Judges cannot rely on caseworkers to determine on their own when children are ready to be returned to their parents, the Arizona Supreme Court ruled Monday.
The justices rejected the contention of attorneys for the Department of Economic Security that the agency alone can determine the “best interests” of a child for reunification. Justice Robert Brutinel, writing for the unanimous court, said that is the responsibility of the juvenile court and cannot be delegated to DES.
Monday's ruling sets strict limits on the power of the agency.
The case involves four Pima County children who were taken into DES custody in 2012 on the grounds the parents had abused methamphetamines, the family lived in a one-bedroom apartment with little food, the children did not have adequate clothing, two children were not enrolled in school and two others had decaying teeth and were behind on their immunizations.
DES alleged abuse or neglect and a juvenile court ordered the children dependent.
The following year, DES sought discretion to reunify the children with their parents when secure housing and in-home services were in place, but an attorney appointed for the children objected, arguing that the court had to first conduct a hearing to determine whether reunification would create a substantial risk of harm.
While the juvenile judge found the parents had not remedied the problems, she did conclude that DES had the “discretion for transition and placement of the children with the parents,” concluding she had “confidence that the case manager who so diligently filed this case and ensured that the parents are completing their plans and monitoring all of the services that have been in place will continue to do that monitoring.”
The judge found, prospectively, that if the case continues and the parents continue to use the services provided “there will be no substantial risk of harm to the children.”
Attorneys for DES argued that Arizona law does give it the power, on its own, to place a dependent child with a parent.
Brutinel said that's true, but he also said that's reading only half the law.
The other half says that placement cannot be done with a parent who is abusive or neglectful.
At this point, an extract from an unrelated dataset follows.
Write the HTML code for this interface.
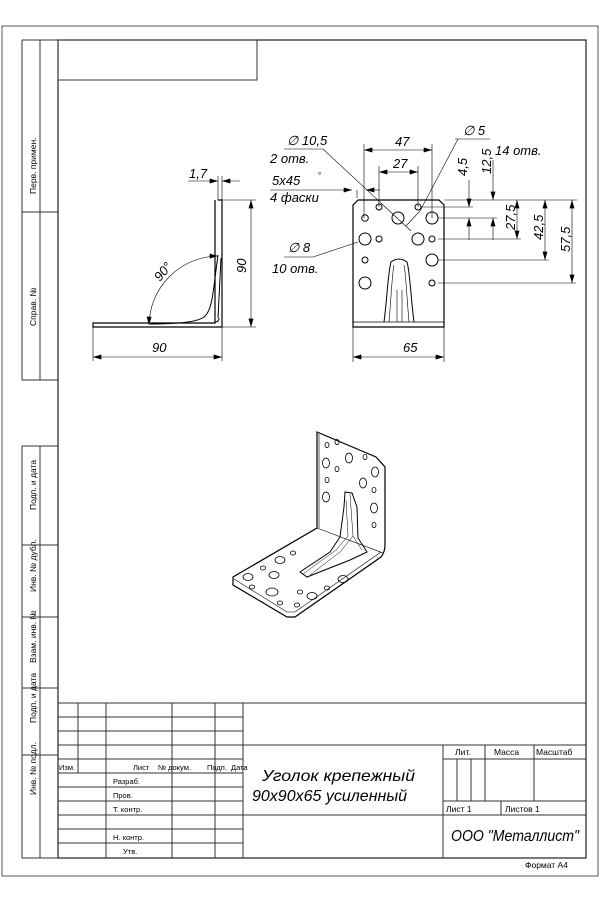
<!DOCTYPE html>
<html><head><meta charset="utf-8"><style>
html,body{margin:0;padding:0;background:#fff;width:600px;height:900px;overflow:hidden}
svg{display:block}
text{font-family:"Liberation Sans",sans-serif;fill:#000}
.d{font-style:italic;font-size:13px}
.s{font-size:7.5px}
.r{font-size:8.5px;fill:#222}
</style></head><body>
<svg width="600" height="900" viewBox="0 0 600 900" xmlns="http://www.w3.org/2000/svg">
<defs>
<marker id="a" viewBox="0 0 10 6" refX="10" refY="3" markerWidth="9" markerHeight="5" orient="auto-start-reverse" markerUnits="userSpaceOnUse"><path d="M0,0 L10,3 L0,6z" fill="#000"/></marker>
</defs>
<g fill="none" stroke="#333" stroke-width="1">
<rect x="2" y="26" width="596" height="850" stroke="#555"/>
<rect x="58" y="40" width="528" height="818" stroke-width="1.2" stroke="#222"/>
<rect x="58" y="40" width="199" height="40"/>
<path d="M22,40 V380 H58 M40,40 V380 M22,212 H58 M22,40 H58"/>
<path d="M22,446 V858 H58 M40,446 V858 M22,446 H58 M22,545 H58 M22,617 H58 M22,688 H58 M22,755 H58"/>
<path d="M58,703 H586 M58,717 H243 M58,731 H243 M58,745 H586 M58,759 H243 M58,773 H243 M58,787 H243 M58,801 H243 M58,815 H586 M58,829 H243 M58,843 H243"/>
<path d="M78,703 V773 M106,703 V858 M172,703 V858 M215,703 V858 M243,703 V858"/>
<path d="M443,745 V858 M443,759 H586 M443,801 H586 M485,745 V801 M534,745 V801 M457,759 V801 M471,759 V801 M501,801 V815"/>
</g>
<g class="r">
<text transform="translate(36,194) rotate(-90)">Перв. примен.</text>
<text transform="translate(36,326) rotate(-90)">Справ. №</text>
<text transform="translate(36,510) rotate(-90)">Подп. и дата</text>
<text transform="translate(36,592) rotate(-90)">Инв. № дубл.</text>
<text transform="translate(36,663) rotate(-90)">Взам. инв. №</text>
<text transform="translate(36,723) rotate(-90)">Подп. и дата</text>
<text transform="translate(36,795) rotate(-90)">Инв. № подл.</text>
</g>
<g class="s">
<text x="59" y="770">Изм.</text>
<text x="133" y="770">Лист</text>
<text x="158" y="770">№ докум.</text>
<text x="207" y="770">Подп.</text>
<text x="231" y="770">Дата</text>
<text x="113" y="784">Разраб.</text>
<text x="113" y="798">Пров.</text>
<text x="113" y="812">Т. контр.</text>
<text x="113" y="840">Н. контр.</text>
<text x="123" y="854">Утв.</text>
<text x="455" y="755" font-size="8.5">Лит.</text>
<text x="494" y="755" font-size="8.5">Масса</text>
<text x="536" y="755" font-size="8.5">Масштаб</text>
<text x="446" y="812" font-size="8.5">Лист 1</text>
<text x="505" y="812" font-size="8.5">Листов 1</text>
<text x="525" y="868" font-size="8.5">Формат А4</text>
</g>
<text x="262" y="781" class="d" style="font-size:16px" textLength="153" lengthAdjust="spacingAndGlyphs">Уголок крепежный</text>
<text x="252" y="801" class="d" style="font-size:16px" textLength="155" lengthAdjust="spacingAndGlyphs">90x90x65 усиленный</text>
<text x="451" y="841" class="d" style="font-size:16px" textLength="128" lengthAdjust="spacingAndGlyphs">ООО "Металлист"</text>

<g fill="none" stroke="#000" stroke-width="1">
<path d="M218,200 H222 V327 H93 V323 H215 V200" stroke-width="1.2"/>
<path d="M218,255 C213,290 213,310 204,317 C196,323 172,324 150,324"/>
<path d="M221,258 L218,318 M215,322 Q219,322 219,318"/>
<path d="M222,200 H256 M222,327 H256" stroke-width="0.6"/>
<path d="M251,200 V327" stroke-width="0.6" marker-start="url(#a)" marker-end="url(#a)"/>
<path d="M93,327 V361 M222,327 V361" stroke-width="0.6"/>
<path d="M93,357 H222" stroke-width="0.6" marker-start="url(#a)" marker-end="url(#a)"/>
<path d="M218,200 V176 M222,200 V176" stroke-width="0.6"/>
<path d="M188,181 H218" stroke-width="0.6" marker-end="url(#a)"/>
<path d="M240,181 H222" stroke-width="0.6" marker-end="url(#a)"/>
<path d="M218,256 A70,70 0 0 0 149,325" stroke-width="0.6" marker-start="url(#a)" marker-end="url(#a)"/>
</g>
<text class="d" x="189" y="178">1,7</text>
<text class="d" transform="translate(246,273) rotate(-90)">90</text>
<text class="d" x="152" y="352">90</text>
<text class="d" transform="translate(160,282) rotate(-50)">90°</text>

<g fill="none" stroke="#000" stroke-width="1">
<path d="M358,200 H439 L444,205 V327 H353 V205 Z" stroke-width="1.2"/>
<path d="M353,322 H444" stroke-width="0.7"/>
<circle cx="379" cy="207" r="3"/><circle cx="418" cy="207" r="3"/>
<circle cx="365" cy="218" r="3.3"/><circle cx="398" cy="218" r="6"/><circle cx="432" cy="218" r="6"/>
<circle cx="365" cy="239" r="6"/><circle cx="379" cy="239" r="3"/><circle cx="418" cy="239" r="6"/><circle cx="432" cy="239" r="3"/>
<circle cx="365" cy="260" r="3"/><circle cx="432" cy="260" r="6"/>
<circle cx="365" cy="283" r="6"/><circle cx="432" cy="283" r="3"/>
<path d="M384,322 C387,300 388,272 391,262 Q399,256 407,262 C410,272 411,300 414,322"/>
<path d="M389,322 C391,300 392,275 394,265 M409,322 C407,300 406,275 404,265 M397,290 V322 M402,290 V322" stroke-width="0.6"/>
<g stroke-width="0.6">
<path d="M364,218 V144 M432,218 V144 M379,207 V166 M418,207 V166"/>
<path d="M364,150 H432" marker-start="url(#a)" marker-end="url(#a)"/>
<path d="M379,172 H418" marker-start="url(#a)" marker-end="url(#a)"/>
<path d="M353,327 V362 M444,327 V362"/>
<path d="M353,357 H444" marker-start="url(#a)" marker-end="url(#a)"/>
<path d="M444,200 H577 M421,207 H473 M438,218 H497 M438,239 H521 M438,260 H549 M438,283 H576"/>
<path d="M469,180 V207" marker-end="url(#a)"/><path d="M469,240 V218" marker-end="url(#a)"/>
<path d="M493,160 V200" marker-end="url(#a)"/><path d="M493,240 V218" marker-end="url(#a)"/>
<path d="M517,200 V239" marker-start="url(#a)" marker-end="url(#a)"/>
<path d="M545,200 V260" marker-start="url(#a)" marker-end="url(#a)"/>
<path d="M572,200 V283" marker-start="url(#a)" marker-end="url(#a)"/>
<path d="M284,149 H323 L411,231"/>
<path d="M455,139 H490 M458,139 L420,211 L406,226"/>
<path d="M270,190 H352" marker-end="url(#a)"/><path d="M380,190 H366" marker-end="url(#a)"/>
<path d="M357,190 V198"/>
<path d="M284,257 H313 L358,242"/>
</g>
</g>
<text class="d" x="287" y="145">∅ 10,5</text>
<text class="d" x="270" y="163">2 отв.</text>
<text class="d" x="272" y="185">5x45</text><text x="318" y="178" font-size="8">°</text>
<text class="d" x="270" y="202">4 фаски</text>
<text class="d" x="288" y="252">∅ 8</text>
<text class="d" x="272" y="273">10 отв.</text>
<text class="d" x="463" y="135">∅ 5</text>
<text class="d" x="495" y="155">14 отв.</text>
<text class="d" x="395" y="146">47</text>
<text class="d" x="393" y="168">27</text>
<text class="d" x="403" y="352">65</text>
<text class="d" transform="translate(467,176) rotate(-90)">4,5</text>
<text class="d" transform="translate(491,174) rotate(-90)">12,5</text>
<text class="d" transform="translate(515,230) rotate(-90)">27,5</text>
<text class="d" transform="translate(543,240) rotate(-90)">42,5</text>
<text class="d" transform="translate(570,252) rotate(-90)">57,5</text>

<g fill="none" stroke="#000" stroke-width="1">
<path d="M317,432 L376,457 L385,467 V545 Q385,552 381,557 L295,617 L287,617 L233,585 L233,577 L317,528 Z" stroke-width="1.2"/>
<path d="M319,434 V528 M317,528 L383,553 M234,579 L287,612 L295,612 L381,552" stroke-width="0.6"/>
<g stroke-width="0.8">
<ellipse cx="327" cy="445" rx="2" ry="2.6"/><ellipse cx="337" cy="442" rx="2" ry="2.6"/>
<ellipse cx="326" cy="463" rx="3.5" ry="5"/><ellipse cx="349" cy="458" rx="3.5" ry="5"/>
<ellipse cx="337" cy="469" rx="2" ry="2.6"/><ellipse cx="365" cy="457" rx="2" ry="2.6"/>
<ellipse cx="375" cy="472" rx="3.5" ry="5"/><ellipse cx="327" cy="480" rx="2" ry="2.6"/>
<ellipse cx="363" cy="483" rx="3.5" ry="5"/><ellipse cx="374" cy="490" rx="2" ry="2.6"/>
<ellipse cx="326" cy="497" rx="3.5" ry="5"/><ellipse cx="374" cy="508" rx="3.5" ry="5"/>
<ellipse cx="374" cy="525" rx="2" ry="2.6"/>
<ellipse cx="280" cy="560" rx="5" ry="3.5"/><ellipse cx="293" cy="553" rx="2.6" ry="2"/>
<ellipse cx="263" cy="568" rx="2.6" ry="2"/><ellipse cx="274" cy="575" rx="5" ry="3.5"/>
<ellipse cx="248" cy="577" rx="5" ry="3.5"/><ellipse cx="252" cy="587" rx="2.6" ry="2"/>
<ellipse cx="272" cy="592" rx="6" ry="4"/><ellipse cx="280" cy="603" rx="2.6" ry="2"/>
<ellipse cx="300" cy="592" rx="2.6" ry="2"/><ellipse cx="312" cy="596" rx="5" ry="3.5"/>
<ellipse cx="297" cy="605" rx="2.6" ry="2"/><ellipse cx="327" cy="588" rx="2.6" ry="2"/>
<ellipse cx="343" cy="579" rx="5" ry="3.5"/>
</g>
<path d="M345,492 L352,493 L357,507 L358,538 L367,552 L350,560 L307,577 L300,572 L330,552 L340,537 L344,507 Z"/>
<path d="M350,494 L353,536 L362,550 M346,500 L348,536 L336,550 L303,574 M353,536 L340,552 L310,575" stroke-width="0.5"/>
</g>
</svg>
</body></html>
He said the law cited by DES is applicable only when just one parent resulted in the dependency determination and the agency wants to place the child with the other parent.
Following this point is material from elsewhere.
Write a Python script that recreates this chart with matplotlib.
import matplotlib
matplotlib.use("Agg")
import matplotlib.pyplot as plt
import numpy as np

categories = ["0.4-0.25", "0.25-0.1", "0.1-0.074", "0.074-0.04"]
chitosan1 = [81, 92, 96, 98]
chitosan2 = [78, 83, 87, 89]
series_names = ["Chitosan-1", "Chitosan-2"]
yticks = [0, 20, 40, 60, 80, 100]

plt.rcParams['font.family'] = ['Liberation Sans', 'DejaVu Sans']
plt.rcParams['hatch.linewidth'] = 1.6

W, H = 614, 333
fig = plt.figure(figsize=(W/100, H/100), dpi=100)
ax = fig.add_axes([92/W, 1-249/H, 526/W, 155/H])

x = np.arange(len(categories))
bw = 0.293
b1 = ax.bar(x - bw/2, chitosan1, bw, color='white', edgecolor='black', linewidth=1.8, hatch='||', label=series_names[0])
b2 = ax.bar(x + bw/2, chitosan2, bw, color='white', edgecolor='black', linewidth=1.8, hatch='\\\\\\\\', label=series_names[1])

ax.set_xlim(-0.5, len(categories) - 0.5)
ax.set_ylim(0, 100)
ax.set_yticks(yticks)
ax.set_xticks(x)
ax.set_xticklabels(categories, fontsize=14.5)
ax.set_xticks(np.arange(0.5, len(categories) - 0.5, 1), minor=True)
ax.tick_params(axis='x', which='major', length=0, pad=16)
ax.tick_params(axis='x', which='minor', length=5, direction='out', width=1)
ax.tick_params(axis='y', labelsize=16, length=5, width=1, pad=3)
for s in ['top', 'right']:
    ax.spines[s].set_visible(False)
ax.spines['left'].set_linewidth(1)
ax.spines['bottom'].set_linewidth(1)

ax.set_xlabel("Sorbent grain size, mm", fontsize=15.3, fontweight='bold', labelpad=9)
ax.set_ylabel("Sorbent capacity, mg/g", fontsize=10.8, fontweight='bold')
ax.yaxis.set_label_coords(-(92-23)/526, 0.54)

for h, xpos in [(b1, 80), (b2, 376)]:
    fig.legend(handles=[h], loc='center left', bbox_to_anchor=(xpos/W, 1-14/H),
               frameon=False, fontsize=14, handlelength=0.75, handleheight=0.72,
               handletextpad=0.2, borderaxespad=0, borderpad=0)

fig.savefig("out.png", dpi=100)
In this case, Brutinel pointed out, both parents were the problem.
Brutinel said Arizona law is very specific when it comes to the question of reuniting a child with a parent.
He said it requires a court, at a hearing to “consider the health and safety of the child at its paramount concern.” Brutinel said a court must also determine that “the return of the child would not create a substantial risk of harm.”
“Clearly, a court cannot determine that return to the parents is in the child's best interests if it has not, under the circumstances actually presented to it, considered the child's health and safety and whether the child would be subject to a substantial risk of harm if returned,” Brutinel wrote. He said that means the juvenile judge was required to independently consider the recommendations and proposed actions of DES to determine if reunification was in the children's best interests.
Here, Brutinel wrote, the judge actually determined at the hearing that reunification, at least at that point, was not in the best interests of the children. But what the judge did, he said, is make assumptions that housing would be secured and the parents would complete the necessary services. That, he said, amounted to the juvenile judge impermissibly delegating her duties to DES.